Frequently Asked Questions About Things To Do in Moab Utah
Do you need a reservation to visit Arches National Park in 2026?
Yes, Arches National Park requires a timed-entry reservation from approximately late March through early October 2026.
Reservations are booked at recreation.gov and typically open 90 days in advance for each date.
Without a confirmed reservation, visitors are turned away at the entrance gate during peak season. Book before your Moab hotel and before your flights if possible.
What is the best time of year to visit Moab Utah?
The best time to visit Moab Utah is mid-March through May or September through October.
These shoulder seasons offer temperatures in the 60s to 80s Fahrenheit, manageable crowds, and the full range of outdoor activities without summer heat restrictions.
June through August temperatures regularly exceed 100°F, which makes most exposed Moab trails genuinely dangerous between 10:00 a.m. and 4:00 p.m.
How many days do you need in Moab Utah?
Three to four days is the practical minimum for covering Arches, Canyonlands, Dead Horse Point, and the major scenic drives.
Two days works if you move efficiently and accept that you will miss either the Needles District of Canyonlands or the Colorado River Scenic Byway.
A full week allows the Needles District, La Sal Mountain Loop, Newspaper Rock, Fisher Towers, and meaningful time on the water.
What can you do in Moab if you don’t hike?
Non-hikers can enjoy guided jeep tours, ATV and side-by-side rentals, flatwater rafting on the Colorado River, scenic drives on US-128 and Potash Road, and stargazing on BLM land.
The Dead Horse Point State Park accessible rim path and the rock art panels visible from Potash Road require minimal walking.
Moab’s canyon scenery is genuinely dramatic from a vehicle window; a well-planned scenic drive covers extraordinary terrain without demanding physical fitness.
Is Moab Utah good for families with kids?
Moab is good for families with older children (ages eight and up) who are comfortable with some physical activity and heat.
Young children and toddlers face genuine challenges: most trails are exposed, rocky, and shaded by nothing; summer heat is dangerous for small children; and trail terrain is not stroller-compatible.
For families visiting with young children, the best options are the Windows Section inside Arches, flatwater rafting on the Colorado River, and the Moab Giants Dinosaur Park.
How far is Moab Utah from Salt Lake City?
Moab Utah is approximately 235 miles from Salt Lake City, a drive of roughly 3.5 to 4 hours via I-15 south to US-6 east and then US-191 south.

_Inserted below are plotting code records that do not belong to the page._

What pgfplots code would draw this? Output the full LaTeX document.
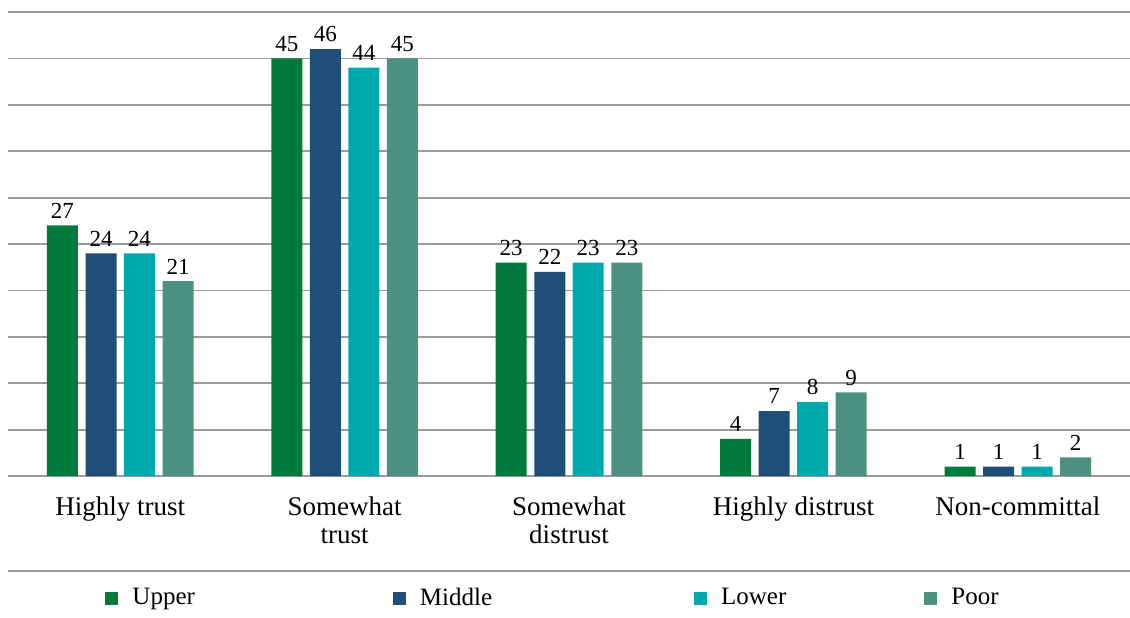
\documentclass[border=0pt]{standalone}
\usepackage{fontspec}
\setmainfont{Liberation Serif}
\usepackage{pgfplots}
\pgfplotsset{compat=1.18}
\definecolor{cUpper}{RGB}{0,122,61}
\definecolor{cMiddle}{RGB}{31,78,121}
\definecolor{cLower}{RGB}{0,169,172}
\definecolor{cPoor}{RGB}{74,145,130}
\definecolor{gridgray}{RGB}{155,155,155}
\begin{document}
\begin{tikzpicture}
\useasboundingbox (0,0) rectangle (565pt,308.5pt);
\begin{axis}[
    at={(4pt,70.5pt)}, anchor=south west,
    scale only axis, width=561pt, height=232pt,
    ybar, bar width=15.5pt,
    xmin=-0.5, xmax=4.5,
    ymin=0, ymax=50,
    xtick={0,1,2,3,4},
    xticklabels={Highly trust, {Somewhat\\trust}, {Somewhat\\distrust}, Highly distrust, Non-committal},
    xticklabel style={align=center, font=\fontsize{13.5}{14}\selectfont, yshift=-4.5pt},
    ytick={0,5,...,50}, yticklabels={},
    ymajorgrids=true,
    grid style={gridgray, line width=0.9pt},
    axis lines=left,
    axis line style={draw=none},
    tick style={draw=none},
    /pgf/number format/assume math mode=true,
    nodes near coords,
    every node near coord/.append style={font=\fontsize{11.5}{12}\selectfont, black},
    legend columns=4,
    legend image code/.code={\fill[#1] (0pt,-3.25pt) rectangle (6.5pt,3.25pt);},
    legend style={at={(0.0865,-0.263)}, anchor=west, draw=none, fill=none,
        inner sep=0pt, font=\fontsize{12.5}{14}\selectfont,
        /tikz/every odd column/.style={column sep=5pt},
        /tikz/column 2/.style={column sep=97pt},
        /tikz/column 4/.style={column sep=99pt},
        /tikz/column 6/.style={column sep=67pt}},
]
\addplot[fill=cUpper, draw=none, bar shift=-28.9pt]
    coordinates {(0,27) (1,45) (2,23) (3,4) (4,1)};
\addplot[fill=cMiddle, draw=none, bar shift=-9.6pt]
    coordinates {(0,24) (1,46) (2,22) (3,7) (4,1)};
\addplot[fill=cLower, draw=none, bar shift=9.6pt]
    coordinates {(0,24) (1,44) (2,23) (3,8) (4,1)};
\addplot[fill=cPoor, draw=none, bar shift=28.9pt]
    coordinates {(0,21) (1,45) (2,23) (3,9) (4,2)};
\legend{Upper, Middle, Lower, Poor}
\end{axis}
\draw[gridgray, line width=0.9pt] (4pt,23pt) -- (565pt,23pt);
\end{tikzpicture}
\end{document}
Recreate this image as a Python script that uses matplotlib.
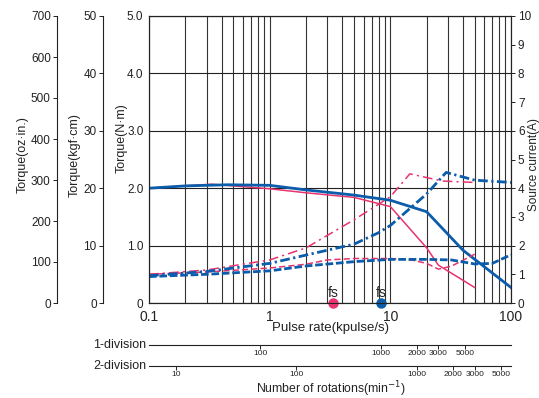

The drive is straightforward on interstate and two-lane highway with no particularly difficult mountain passes.
Grand Junction, Colorado, is approximately 110 miles east via US-191 north to I-70, making it a shorter drive option for travelers flying into GJT.
Plan Your Moab Trip Starting Today
Moab rewards travelers who plan specifically and rewards them with the most geologically dramatic landscape in the continental United States. The single most important booking step is securing your Arches timed-entry reservation at recreation.gov, ideally 90 days before your visit date. Everything else follows from that.
Book your Arches reservation first. Then your accommodations or campsite. Then verify current timed-entry requirements, entry fees, and seasonal conditions directly with the National Park Service and the Grand County Travel Council before departure.
Travel conditions, prices, permit requirements, and seasonal availability in Moab change regularly. Confirm all key logistics with official sources in the weeks before your trip. The visitor who arrives prepared uses every hour of their Moab stay. The one who arrives without a reservation may spend their first morning in the Arches entrance line heading the wrong direction.